Romain Duguet connaît bien Omaha. Lors de la dernière finale de la Coupe du monde Longines organisée dans le Nebraska, le Suisse s’était emparé de la deuxième place, à une courte longueur de McLain Ward et son inoxydable HH Azur Garden’s Horses. S’il ne sera pas du voyage cette année, celui qui a posé ses valises en Normandie livrera sa précieuse analyse à Studforlife tout au long de la compétition. Pour le premier des trois épisodes de cette saga, le jeune quadra évoque les spécificités de l’étroite piste indoor américaine, revient sur les enseignements de la saison hivernale et se livre à un premier pronostic.

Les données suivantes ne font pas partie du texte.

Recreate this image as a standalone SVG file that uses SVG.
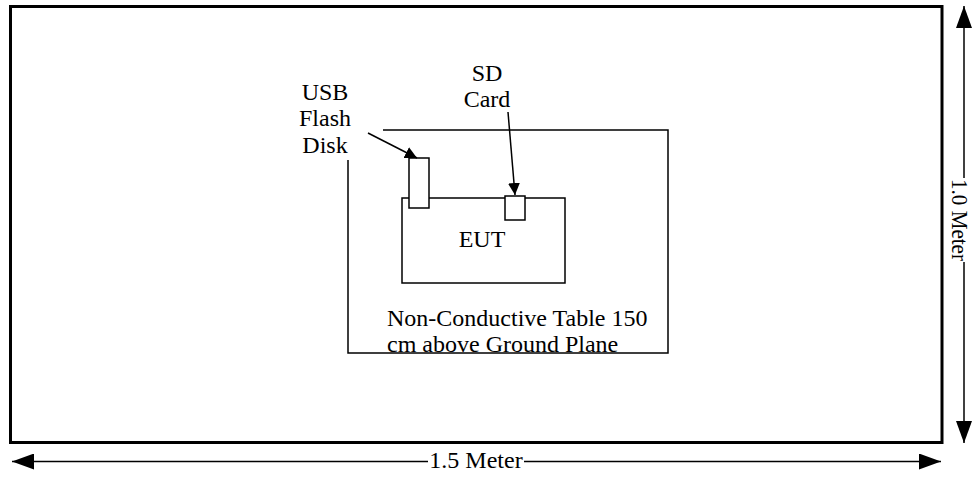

Qu’avez-vous pensé des différentes étapes qualificatives pour la finale de la Coupe du monde Longines cette saison ? Des faits vous ont-ils marqué plus que d’autres ?
J’ai suivi le circuit dans les grandes lignes. Nous avons vu quelques nouveaux visages s’emparer des Grands Prix qualificatifs, comme Wilm Vermeir, qui s’est imposé chez lui, à Malines. Il méritait de gagner à ce niveau depuis quelque temps déjà. C’est un cavalier régulier, qui a un cheval très en forme (malheureusement, le Belge a échoué à se qualifier, laissant le Plat-Pays sans aucun représentant aux Etats-Unis, ndlr). J’ai trouvé que les étapes qualificatives étaient un peu plus ouvertes cet hiver (elles ont notamment permis de faire émerger Richard Vogel, lauréat à Stuttgart, ou encore Janne Friederike Meyer-Zimmermann et Gerrit Nieberg, qui n’avait encore jamais triomphé sur ce circuit, ndlr).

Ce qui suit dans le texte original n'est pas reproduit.